Write the data out again, exactly as given.

COLLECTED DATA:
________________________
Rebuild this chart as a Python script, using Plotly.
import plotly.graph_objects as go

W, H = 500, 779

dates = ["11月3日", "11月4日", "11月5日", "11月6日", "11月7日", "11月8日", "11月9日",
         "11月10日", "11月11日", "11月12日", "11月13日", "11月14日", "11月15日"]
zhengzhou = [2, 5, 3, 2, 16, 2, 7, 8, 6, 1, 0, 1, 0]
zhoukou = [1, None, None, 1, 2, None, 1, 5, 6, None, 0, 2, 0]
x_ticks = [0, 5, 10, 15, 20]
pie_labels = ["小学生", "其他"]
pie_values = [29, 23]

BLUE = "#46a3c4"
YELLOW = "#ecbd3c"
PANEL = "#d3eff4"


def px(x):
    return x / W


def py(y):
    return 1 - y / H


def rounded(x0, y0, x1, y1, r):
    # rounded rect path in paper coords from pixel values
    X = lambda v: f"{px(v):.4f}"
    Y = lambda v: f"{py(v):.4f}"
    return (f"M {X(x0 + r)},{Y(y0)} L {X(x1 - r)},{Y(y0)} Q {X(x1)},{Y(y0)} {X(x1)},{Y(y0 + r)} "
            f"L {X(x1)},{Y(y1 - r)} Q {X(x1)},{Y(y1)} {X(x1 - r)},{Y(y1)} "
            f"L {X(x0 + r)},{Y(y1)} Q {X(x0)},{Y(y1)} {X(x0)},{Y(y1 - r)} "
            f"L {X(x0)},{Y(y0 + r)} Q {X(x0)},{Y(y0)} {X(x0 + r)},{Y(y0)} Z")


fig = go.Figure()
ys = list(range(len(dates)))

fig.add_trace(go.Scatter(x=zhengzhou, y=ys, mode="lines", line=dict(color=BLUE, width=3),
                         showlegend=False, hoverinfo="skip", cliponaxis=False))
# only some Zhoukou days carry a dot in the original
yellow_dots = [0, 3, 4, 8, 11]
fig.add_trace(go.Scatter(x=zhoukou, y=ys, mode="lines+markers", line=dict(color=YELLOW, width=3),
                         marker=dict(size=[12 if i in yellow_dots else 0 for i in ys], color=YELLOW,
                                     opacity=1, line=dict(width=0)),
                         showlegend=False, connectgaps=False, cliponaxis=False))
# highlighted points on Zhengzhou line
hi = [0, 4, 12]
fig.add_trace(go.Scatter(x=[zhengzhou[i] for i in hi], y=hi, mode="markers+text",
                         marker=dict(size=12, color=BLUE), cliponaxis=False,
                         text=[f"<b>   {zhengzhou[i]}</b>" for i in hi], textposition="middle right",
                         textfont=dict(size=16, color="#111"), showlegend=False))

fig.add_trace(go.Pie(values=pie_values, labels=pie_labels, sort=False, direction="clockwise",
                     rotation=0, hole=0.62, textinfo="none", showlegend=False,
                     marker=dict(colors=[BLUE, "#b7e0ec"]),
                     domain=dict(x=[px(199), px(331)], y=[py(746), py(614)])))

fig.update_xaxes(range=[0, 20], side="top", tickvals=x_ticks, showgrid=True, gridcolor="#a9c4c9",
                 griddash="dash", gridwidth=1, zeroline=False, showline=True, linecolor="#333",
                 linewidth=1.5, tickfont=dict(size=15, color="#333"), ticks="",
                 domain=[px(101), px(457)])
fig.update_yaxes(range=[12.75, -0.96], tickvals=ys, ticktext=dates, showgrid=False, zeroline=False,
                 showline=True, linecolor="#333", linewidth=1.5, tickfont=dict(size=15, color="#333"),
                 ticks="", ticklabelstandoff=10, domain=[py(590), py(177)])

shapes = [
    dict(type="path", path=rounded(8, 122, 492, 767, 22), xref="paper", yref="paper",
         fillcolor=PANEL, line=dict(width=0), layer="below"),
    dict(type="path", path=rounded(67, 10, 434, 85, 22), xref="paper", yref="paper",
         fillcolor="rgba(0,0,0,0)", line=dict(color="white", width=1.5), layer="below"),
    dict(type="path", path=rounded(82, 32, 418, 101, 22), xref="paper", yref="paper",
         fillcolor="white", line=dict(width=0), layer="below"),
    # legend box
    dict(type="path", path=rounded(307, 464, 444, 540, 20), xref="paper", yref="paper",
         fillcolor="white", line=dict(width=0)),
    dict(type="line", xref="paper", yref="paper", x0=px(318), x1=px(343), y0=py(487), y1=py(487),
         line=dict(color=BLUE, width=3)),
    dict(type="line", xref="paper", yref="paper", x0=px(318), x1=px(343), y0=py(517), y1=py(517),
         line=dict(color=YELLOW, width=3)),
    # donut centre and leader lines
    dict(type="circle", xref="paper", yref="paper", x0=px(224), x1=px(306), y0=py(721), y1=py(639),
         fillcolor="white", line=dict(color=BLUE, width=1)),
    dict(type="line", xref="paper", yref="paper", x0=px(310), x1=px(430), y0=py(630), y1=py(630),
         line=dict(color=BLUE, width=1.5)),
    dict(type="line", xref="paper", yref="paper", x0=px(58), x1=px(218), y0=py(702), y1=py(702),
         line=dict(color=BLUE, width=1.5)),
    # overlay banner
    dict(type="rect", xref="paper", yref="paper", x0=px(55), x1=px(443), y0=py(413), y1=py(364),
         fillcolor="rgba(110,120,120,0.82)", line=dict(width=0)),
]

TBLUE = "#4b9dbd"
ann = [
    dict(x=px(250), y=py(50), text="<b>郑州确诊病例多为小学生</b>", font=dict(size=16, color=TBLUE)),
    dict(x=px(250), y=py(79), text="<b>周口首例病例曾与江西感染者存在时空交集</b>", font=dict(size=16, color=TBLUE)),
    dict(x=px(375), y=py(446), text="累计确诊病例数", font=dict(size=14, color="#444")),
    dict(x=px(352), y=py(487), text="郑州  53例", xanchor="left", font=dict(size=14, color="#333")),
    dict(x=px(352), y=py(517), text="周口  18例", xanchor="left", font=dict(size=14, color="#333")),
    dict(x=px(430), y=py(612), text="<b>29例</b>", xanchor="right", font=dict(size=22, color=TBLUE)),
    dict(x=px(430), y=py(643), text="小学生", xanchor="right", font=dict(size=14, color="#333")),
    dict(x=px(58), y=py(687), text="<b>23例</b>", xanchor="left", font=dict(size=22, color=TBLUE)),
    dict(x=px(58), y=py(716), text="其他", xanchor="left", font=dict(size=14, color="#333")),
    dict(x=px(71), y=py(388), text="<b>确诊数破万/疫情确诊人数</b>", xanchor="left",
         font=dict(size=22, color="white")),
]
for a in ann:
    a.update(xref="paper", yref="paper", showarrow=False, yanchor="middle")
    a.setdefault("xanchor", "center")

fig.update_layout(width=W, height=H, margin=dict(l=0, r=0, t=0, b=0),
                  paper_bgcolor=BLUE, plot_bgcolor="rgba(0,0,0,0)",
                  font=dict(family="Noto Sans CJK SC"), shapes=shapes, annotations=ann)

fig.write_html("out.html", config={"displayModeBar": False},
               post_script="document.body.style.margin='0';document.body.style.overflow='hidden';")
________________________
RESULT OF THE TASK:
Rebuild this chart as a Python script, using Plotly.
import plotly.graph_objects as go

W, H = 500, 779

dates = ["11月3日", "11月4日", "11月5日", "11月6日", "11月7日", "11月8日", "11月9日",
         "11月10日", "11月11日", "11月12日", "11月13日", "11月14日", "11月15日"]
zhengzhou = [2, 5, 3, 2, 16, 2, 7, 8, 6, 1, 0, 1, 0]
zhoukou = [1, None, None, 1, 2, None, 1, 5, 6, None, 0, 2, 0]
x_ticks = [0, 5, 10, 15, 20]
pie_labels = ["小学生", "其他"]
pie_values = [29, 23]

BLUE = "#46a3c4"
YELLOW = "#ecbd3c"
PANEL = "#d3eff4"


def px(x):
    return x / W


def py(y):
    return 1 - y / H


def rounded(x0, y0, x1, y1, r):
    # rounded rect path in paper coords from pixel values
    X = lambda v: f"{px(v):.4f}"
    Y = lambda v: f"{py(v):.4f}"
    return (f"M {X(x0 + r)},{Y(y0)} L {X(x1 - r)},{Y(y0)} Q {X(x1)},{Y(y0)} {X(x1)},{Y(y0 + r)} "
            f"L {X(x1)},{Y(y1 - r)} Q {X(x1)},{Y(y1)} {X(x1 - r)},{Y(y1)} "
            f"L {X(x0 + r)},{Y(y1)} Q {X(x0)},{Y(y1)} {X(x0)},{Y(y1 - r)} "
            f"L {X(x0)},{Y(y0 + r)} Q {X(x0)},{Y(y0)} {X(x0 + r)},{Y(y0)} Z")


fig = go.Figure()
ys = list(range(len(dates)))

fig.add_trace(go.Scatter(x=zhengzhou, y=ys, mode="lines", line=dict(color=BLUE, width=3),
                         showlegend=False, hoverinfo="skip", cliponaxis=False))
# only some Zhoukou days carry a dot in the original
yellow_dots = [0, 3, 4, 8, 11]
fig.add_trace(go.Scatter(x=zhoukou, y=ys, mode="lines+markers", line=dict(color=YELLOW, width=3),
                         marker=dict(size=[12 if i in yellow_dots else 0 for i in ys], color=YELLOW,
                                     opacity=1, line=dict(width=0)),
                         showlegend=False, connectgaps=False, cliponaxis=False))
# highlighted points on Zhengzhou line
hi = [0, 4, 12]
fig.add_trace(go.Scatter(x=[zhengzhou[i] for i in hi], y=hi, mode="markers+text",
                         marker=dict(size=12, color=BLUE), cliponaxis=False,
                         text=[f"<b>   {zhengzhou[i]}</b>" for i in hi], textposition="middle right",
                         textfont=dict(size=16, color="#111"), showlegend=False))

fig.add_trace(go.Pie(values=pie_values, labels=pie_labels, sort=False, direction="clockwise",
                     rotation=0, hole=0.62, textinfo="none", showlegend=False,
                     marker=dict(colors=[BLUE, "#b7e0ec"]),
                     domain=dict(x=[px(199), px(331)], y=[py(746), py(614)])))

fig.update_xaxes(range=[0, 20], side="top", tickvals=x_ticks, showgrid=True, gridcolor="#a9c4c9",
                 griddash="dash", gridwidth=1, zeroline=False, showline=True, linecolor="#333",
                 linewidth=1.5, tickfont=dict(size=15, color="#333"), ticks="",
                 domain=[px(101), px(457)])
fig.update_yaxes(range=[12.75, -0.96], tickvals=ys, ticktext=dates, showgrid=False, zeroline=False,
                 showline=True, linecolor="#333", linewidth=1.5, tickfont=dict(size=15, color="#333"),
                 ticks="", ticklabelstandoff=10, domain=[py(590), py(177)])

shapes = [
    dict(type="path", path=rounded(8, 122, 492, 767, 22), xref="paper", yref="paper",
         fillcolor=PANEL, line=dict(width=0), layer="below"),
    dict(type="path", path=rounded(67, 10, 434, 85, 22), xref="paper", yref="paper",
         fillcolor="rgba(0,0,0,0)", line=dict(color="white", width=1.5), layer="below"),
    dict(type="path", path=rounded(82, 32, 418, 101, 22), xref="paper", yref="paper",
         fillcolor="white", line=dict(width=0), layer="below"),
    # legend box
    dict(type="path", path=rounded(307, 464, 444, 540, 20), xref="paper", yref="paper",
         fillcolor="white", line=dict(width=0)),
    dict(type="line", xref="paper", yref="paper", x0=px(318), x1=px(343), y0=py(487), y1=py(487),
         line=dict(color=BLUE, width=3)),
    dict(type="line", xref="paper", yref="paper", x0=px(318), x1=px(343), y0=py(517), y1=py(517),
         line=dict(color=YELLOW, width=3)),
    # donut centre and leader lines
    dict(type="circle", xref="paper", yref="paper", x0=px(224), x1=px(306), y0=py(721), y1=py(639),
         fillcolor="white", line=dict(color=BLUE, width=1)),
    dict(type="line", xref="paper", yref="paper", x0=px(310), x1=px(430), y0=py(630), y1=py(630),
         line=dict(color=BLUE, width=1.5)),
    dict(type="line", xref="paper", yref="paper", x0=px(58), x1=px(218), y0=py(702), y1=py(702),
         line=dict(color=BLUE, width=1.5)),
    # overlay banner
    dict(type="rect", xref="paper", yref="paper", x0=px(55), x1=px(443), y0=py(413), y1=py(364),
         fillcolor="rgba(110,120,120,0.82)", line=dict(width=0)),
]

TBLUE = "#4b9dbd"
ann = [
    dict(x=px(250), y=py(50), text="<b>郑州确诊病例多为小学生</b>", font=dict(size=16, color=TBLUE)),
    dict(x=px(250), y=py(79), text="<b>周口首例病例曾与江西感染者存在时空交集</b>", font=dict(size=16, color=TBLUE)),
    dict(x=px(375), y=py(446), text="累计确诊病例数", font=dict(size=14, color="#444")),
    dict(x=px(352), y=py(487), text="郑州  53例", xanchor="left", font=dict(size=14, color="#333")),
    dict(x=px(352), y=py(517), text="周口  18例", xanchor="left", font=dict(size=14, color="#333")),
    dict(x=px(430), y=py(612), text="<b>29例</b>", xanchor="right", font=dict(size=22, color=TBLUE)),
    dict(x=px(430), y=py(643), text="小学生", xanchor="right", font=dict(size=14, color="#333")),
    dict(x=px(58), y=py(687), text="<b>23例</b>", xanchor="left", font=dict(size=22, color=TBLUE)),
    dict(x=px(58), y=py(716), text="其他", xanchor="left", font=dict(size=14, color="#333")),
    dict(x=px(71), y=py(388), text="<b>确诊数破万/疫情确诊人数</b>", xanchor="left",
         font=dict(size=22, color="white")),
]
for a in ann:
    a.update(xref="paper", yref="paper", showarrow=False, yanchor="middle")
    a.setdefault("xanchor", "center")

fig.update_layout(width=W, height=H, margin=dict(l=0, r=0, t=0, b=0),
                  paper_bgcolor=BLUE, plot_bgcolor="rgba(0,0,0,0)",
                  font=dict(family="Noto Sans CJK SC"), shapes=shapes, annotations=ann)

fig.write_html("out.html", config={"displayModeBar": False},
               post_script="document.body.style.margin='0';document.body.style.overflow='hidden';")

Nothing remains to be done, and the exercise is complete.